==== STORED DATA ====
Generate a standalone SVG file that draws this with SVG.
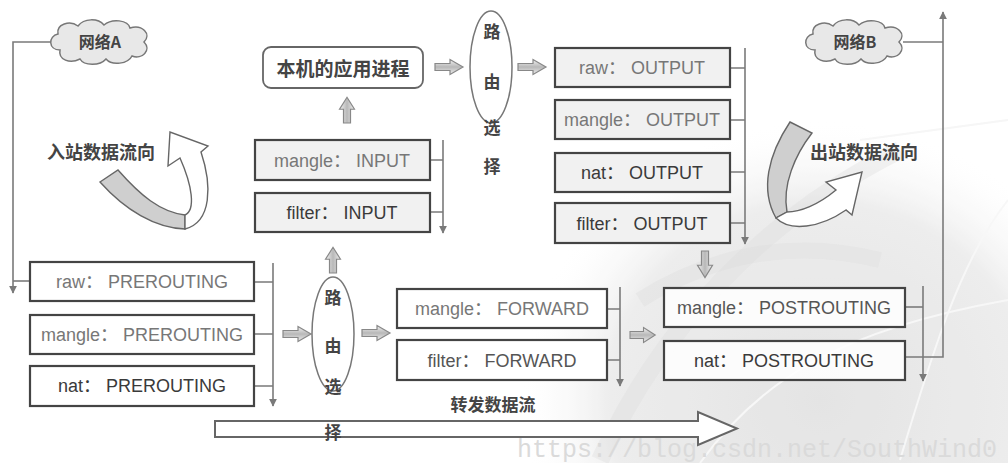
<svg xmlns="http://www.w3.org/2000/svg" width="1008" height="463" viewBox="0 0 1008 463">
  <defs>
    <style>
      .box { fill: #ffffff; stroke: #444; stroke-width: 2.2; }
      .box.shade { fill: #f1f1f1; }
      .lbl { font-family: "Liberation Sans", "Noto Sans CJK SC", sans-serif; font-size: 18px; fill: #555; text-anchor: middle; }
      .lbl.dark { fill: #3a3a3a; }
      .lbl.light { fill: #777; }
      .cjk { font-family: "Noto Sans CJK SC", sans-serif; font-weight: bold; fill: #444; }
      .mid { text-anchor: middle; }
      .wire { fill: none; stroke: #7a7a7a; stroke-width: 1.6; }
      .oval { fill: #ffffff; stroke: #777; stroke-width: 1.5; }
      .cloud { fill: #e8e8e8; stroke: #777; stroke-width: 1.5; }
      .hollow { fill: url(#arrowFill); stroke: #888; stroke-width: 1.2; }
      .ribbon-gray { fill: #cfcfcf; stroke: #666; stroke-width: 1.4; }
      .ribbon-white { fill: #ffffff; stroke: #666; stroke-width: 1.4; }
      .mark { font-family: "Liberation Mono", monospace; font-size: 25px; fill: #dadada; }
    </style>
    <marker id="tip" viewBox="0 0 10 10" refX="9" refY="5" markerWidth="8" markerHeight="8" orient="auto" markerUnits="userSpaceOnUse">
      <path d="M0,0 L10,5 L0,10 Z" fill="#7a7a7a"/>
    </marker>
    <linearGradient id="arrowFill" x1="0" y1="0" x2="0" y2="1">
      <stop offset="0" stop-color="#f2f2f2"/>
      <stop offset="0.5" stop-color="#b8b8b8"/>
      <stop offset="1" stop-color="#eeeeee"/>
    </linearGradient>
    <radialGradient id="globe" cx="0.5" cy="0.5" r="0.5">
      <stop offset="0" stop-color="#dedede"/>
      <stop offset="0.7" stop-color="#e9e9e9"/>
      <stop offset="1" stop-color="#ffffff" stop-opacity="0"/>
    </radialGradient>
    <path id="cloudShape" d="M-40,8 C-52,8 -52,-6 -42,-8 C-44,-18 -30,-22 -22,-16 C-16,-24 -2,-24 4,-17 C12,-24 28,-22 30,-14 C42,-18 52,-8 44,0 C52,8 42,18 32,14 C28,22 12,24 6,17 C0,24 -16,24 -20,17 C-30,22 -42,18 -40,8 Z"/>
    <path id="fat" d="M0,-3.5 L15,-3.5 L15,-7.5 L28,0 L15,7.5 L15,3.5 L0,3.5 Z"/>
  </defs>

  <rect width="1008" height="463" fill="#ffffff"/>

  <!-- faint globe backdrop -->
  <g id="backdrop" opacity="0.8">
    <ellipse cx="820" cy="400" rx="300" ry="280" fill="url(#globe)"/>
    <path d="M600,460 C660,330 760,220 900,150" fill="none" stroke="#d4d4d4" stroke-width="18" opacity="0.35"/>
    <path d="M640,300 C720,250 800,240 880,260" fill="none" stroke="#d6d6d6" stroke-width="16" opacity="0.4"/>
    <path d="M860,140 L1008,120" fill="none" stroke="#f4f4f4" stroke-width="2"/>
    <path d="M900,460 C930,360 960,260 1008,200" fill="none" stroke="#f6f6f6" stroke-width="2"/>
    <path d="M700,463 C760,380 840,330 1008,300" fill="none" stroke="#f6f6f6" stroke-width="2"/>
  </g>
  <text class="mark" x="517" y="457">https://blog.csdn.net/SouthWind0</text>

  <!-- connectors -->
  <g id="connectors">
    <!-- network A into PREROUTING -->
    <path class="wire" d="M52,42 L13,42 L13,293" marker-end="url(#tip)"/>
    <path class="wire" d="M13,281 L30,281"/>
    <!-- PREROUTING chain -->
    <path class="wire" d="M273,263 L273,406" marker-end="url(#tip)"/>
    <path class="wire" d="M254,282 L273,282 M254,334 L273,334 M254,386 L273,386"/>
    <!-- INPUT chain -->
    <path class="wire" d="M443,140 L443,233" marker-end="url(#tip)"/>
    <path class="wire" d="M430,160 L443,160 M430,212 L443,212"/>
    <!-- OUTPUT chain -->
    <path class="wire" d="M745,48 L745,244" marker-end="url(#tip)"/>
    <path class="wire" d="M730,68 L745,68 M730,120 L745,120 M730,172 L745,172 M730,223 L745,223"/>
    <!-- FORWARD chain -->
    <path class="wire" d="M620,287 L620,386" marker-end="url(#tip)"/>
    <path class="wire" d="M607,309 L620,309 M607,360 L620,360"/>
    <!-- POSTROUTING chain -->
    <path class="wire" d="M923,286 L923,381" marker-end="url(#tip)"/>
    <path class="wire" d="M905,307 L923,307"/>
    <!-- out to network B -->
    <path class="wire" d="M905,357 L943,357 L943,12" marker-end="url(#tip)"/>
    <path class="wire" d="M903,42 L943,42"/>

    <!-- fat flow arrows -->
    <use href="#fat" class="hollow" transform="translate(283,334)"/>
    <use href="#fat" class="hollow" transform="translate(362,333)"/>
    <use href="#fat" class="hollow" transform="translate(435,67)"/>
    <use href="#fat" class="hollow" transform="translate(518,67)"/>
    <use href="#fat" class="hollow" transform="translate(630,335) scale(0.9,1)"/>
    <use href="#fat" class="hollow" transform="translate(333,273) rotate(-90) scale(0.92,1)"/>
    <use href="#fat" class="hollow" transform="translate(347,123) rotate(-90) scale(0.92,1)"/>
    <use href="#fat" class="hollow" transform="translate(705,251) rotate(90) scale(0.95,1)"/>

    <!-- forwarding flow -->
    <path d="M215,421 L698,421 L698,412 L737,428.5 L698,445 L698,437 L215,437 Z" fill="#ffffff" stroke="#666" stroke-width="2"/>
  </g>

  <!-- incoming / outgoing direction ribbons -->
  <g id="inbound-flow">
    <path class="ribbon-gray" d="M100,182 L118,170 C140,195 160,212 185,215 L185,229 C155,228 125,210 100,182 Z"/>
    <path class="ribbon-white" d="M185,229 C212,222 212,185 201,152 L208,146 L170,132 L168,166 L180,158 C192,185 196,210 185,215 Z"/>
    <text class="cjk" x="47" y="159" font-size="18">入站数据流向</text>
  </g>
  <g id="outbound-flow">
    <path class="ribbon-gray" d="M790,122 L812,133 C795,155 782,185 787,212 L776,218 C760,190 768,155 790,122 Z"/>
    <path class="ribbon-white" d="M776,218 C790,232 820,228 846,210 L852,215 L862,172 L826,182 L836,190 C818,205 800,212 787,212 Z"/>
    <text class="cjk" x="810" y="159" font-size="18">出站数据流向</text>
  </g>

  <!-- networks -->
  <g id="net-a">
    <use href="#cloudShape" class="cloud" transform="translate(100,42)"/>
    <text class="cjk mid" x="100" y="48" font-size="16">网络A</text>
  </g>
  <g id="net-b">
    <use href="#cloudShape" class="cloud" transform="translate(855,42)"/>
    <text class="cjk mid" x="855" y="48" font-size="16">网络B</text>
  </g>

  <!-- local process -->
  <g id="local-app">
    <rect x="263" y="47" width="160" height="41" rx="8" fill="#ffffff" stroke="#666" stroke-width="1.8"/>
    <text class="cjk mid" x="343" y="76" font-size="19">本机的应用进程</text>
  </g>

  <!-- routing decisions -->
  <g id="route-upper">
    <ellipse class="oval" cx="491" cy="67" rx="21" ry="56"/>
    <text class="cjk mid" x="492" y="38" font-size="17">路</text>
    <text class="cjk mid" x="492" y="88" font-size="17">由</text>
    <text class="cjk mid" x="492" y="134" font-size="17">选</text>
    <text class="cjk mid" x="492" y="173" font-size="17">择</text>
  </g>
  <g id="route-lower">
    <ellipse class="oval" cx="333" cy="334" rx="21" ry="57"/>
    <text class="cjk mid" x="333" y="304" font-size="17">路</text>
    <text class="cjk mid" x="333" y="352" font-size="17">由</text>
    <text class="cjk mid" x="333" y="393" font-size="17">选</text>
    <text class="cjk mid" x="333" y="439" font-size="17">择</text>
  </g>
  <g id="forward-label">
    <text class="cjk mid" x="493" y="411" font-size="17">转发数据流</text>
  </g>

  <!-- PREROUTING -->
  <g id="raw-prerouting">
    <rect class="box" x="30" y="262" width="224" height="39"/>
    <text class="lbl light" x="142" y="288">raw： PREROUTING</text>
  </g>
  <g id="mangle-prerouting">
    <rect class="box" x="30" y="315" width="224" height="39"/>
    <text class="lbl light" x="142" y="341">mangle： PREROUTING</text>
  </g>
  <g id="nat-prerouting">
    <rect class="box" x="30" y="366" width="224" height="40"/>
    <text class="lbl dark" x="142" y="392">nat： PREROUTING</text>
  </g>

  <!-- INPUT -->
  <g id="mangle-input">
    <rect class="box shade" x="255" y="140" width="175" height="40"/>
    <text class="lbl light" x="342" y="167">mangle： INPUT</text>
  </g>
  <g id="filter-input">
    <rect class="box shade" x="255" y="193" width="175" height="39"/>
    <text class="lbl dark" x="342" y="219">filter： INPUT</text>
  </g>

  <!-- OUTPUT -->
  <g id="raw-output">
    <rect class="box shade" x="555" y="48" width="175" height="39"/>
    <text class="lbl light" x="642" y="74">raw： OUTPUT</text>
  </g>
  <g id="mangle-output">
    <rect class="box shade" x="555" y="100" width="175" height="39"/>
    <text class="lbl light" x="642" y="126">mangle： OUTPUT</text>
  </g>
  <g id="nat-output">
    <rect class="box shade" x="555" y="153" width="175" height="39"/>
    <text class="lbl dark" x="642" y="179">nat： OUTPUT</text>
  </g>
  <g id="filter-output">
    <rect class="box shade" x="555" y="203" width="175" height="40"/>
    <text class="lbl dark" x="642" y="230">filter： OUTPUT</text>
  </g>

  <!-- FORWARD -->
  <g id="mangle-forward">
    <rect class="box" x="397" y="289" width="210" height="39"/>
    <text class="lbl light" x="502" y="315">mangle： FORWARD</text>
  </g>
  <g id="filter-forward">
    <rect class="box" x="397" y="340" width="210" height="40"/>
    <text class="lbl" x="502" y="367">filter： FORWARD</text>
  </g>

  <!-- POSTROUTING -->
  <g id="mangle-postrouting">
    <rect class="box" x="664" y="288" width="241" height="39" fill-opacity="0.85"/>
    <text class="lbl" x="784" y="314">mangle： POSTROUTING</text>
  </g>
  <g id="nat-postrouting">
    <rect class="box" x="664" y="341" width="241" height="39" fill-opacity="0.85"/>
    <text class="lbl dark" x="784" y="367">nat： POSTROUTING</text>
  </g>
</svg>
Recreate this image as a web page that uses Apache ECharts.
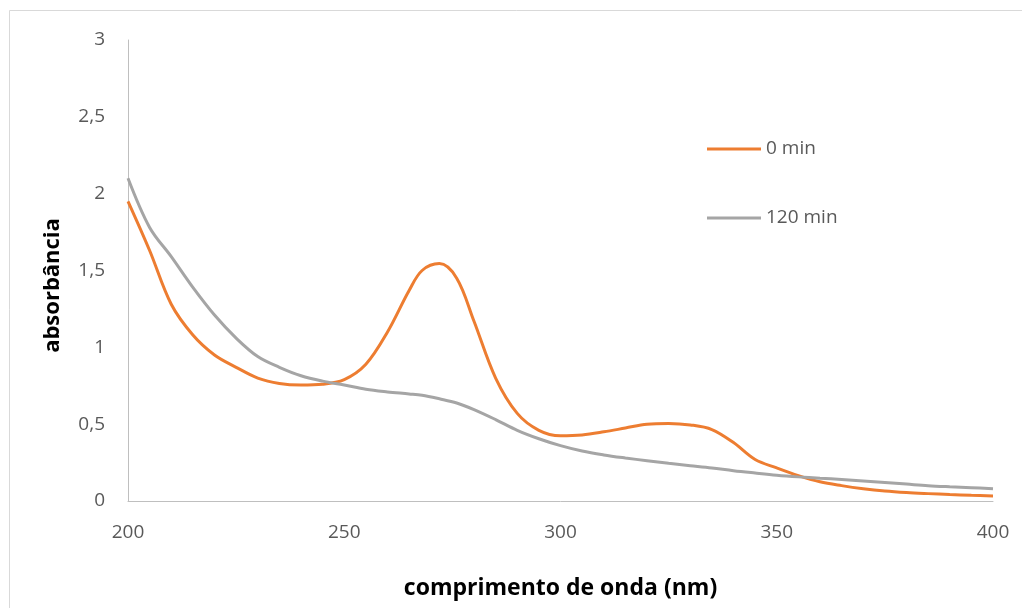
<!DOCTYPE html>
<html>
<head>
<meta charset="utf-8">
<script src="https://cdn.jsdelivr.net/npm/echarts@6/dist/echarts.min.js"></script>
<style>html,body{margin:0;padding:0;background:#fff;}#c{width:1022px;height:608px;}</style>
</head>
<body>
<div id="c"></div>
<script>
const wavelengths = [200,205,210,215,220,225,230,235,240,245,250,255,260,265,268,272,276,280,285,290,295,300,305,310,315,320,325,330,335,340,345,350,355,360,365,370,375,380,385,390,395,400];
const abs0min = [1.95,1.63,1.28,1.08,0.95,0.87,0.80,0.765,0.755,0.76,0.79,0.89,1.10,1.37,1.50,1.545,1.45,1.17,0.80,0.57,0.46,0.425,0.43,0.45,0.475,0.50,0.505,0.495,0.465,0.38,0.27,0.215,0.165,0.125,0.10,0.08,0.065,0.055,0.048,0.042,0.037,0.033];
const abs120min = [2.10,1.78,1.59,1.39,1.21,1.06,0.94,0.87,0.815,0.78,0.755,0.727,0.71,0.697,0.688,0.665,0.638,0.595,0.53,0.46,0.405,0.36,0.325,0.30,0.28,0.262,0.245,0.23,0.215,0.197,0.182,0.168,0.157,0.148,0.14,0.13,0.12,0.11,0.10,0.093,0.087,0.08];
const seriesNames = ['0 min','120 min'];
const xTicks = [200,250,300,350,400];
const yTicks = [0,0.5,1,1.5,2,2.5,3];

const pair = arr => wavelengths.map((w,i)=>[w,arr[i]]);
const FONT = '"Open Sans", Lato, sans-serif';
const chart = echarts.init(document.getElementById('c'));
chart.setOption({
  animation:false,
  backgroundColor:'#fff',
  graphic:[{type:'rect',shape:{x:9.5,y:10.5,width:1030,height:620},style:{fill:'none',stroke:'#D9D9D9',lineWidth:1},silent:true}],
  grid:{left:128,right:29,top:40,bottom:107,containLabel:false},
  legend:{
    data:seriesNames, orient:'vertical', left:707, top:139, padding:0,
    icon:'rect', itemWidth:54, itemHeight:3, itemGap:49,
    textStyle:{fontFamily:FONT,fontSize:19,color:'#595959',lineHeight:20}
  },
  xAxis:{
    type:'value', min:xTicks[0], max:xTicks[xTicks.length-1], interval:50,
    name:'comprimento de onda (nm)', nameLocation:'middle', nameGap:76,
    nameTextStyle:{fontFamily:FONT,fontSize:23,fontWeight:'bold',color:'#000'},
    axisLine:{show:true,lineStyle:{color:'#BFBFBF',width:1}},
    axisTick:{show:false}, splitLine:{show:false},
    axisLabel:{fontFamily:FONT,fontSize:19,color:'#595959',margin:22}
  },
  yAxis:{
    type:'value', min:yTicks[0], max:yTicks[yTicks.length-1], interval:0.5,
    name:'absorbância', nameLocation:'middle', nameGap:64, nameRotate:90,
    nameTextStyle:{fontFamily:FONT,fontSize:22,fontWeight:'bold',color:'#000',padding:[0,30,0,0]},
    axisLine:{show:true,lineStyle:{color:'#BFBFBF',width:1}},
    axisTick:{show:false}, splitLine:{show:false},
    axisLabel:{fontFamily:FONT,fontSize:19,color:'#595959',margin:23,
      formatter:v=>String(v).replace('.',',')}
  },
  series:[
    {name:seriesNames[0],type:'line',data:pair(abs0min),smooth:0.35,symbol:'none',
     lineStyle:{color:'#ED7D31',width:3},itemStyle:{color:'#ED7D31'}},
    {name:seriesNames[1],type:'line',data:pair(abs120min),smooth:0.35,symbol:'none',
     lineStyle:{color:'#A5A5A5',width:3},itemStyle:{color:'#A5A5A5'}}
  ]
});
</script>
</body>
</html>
====
| REQUIRED WORK |
Look through the material above. Copy each line where the word "that" appears.

| TASK RESULT |
Generate a standalone SVG file that draws this with SVG.
Recreate this image as a web page that uses Apache ECharts.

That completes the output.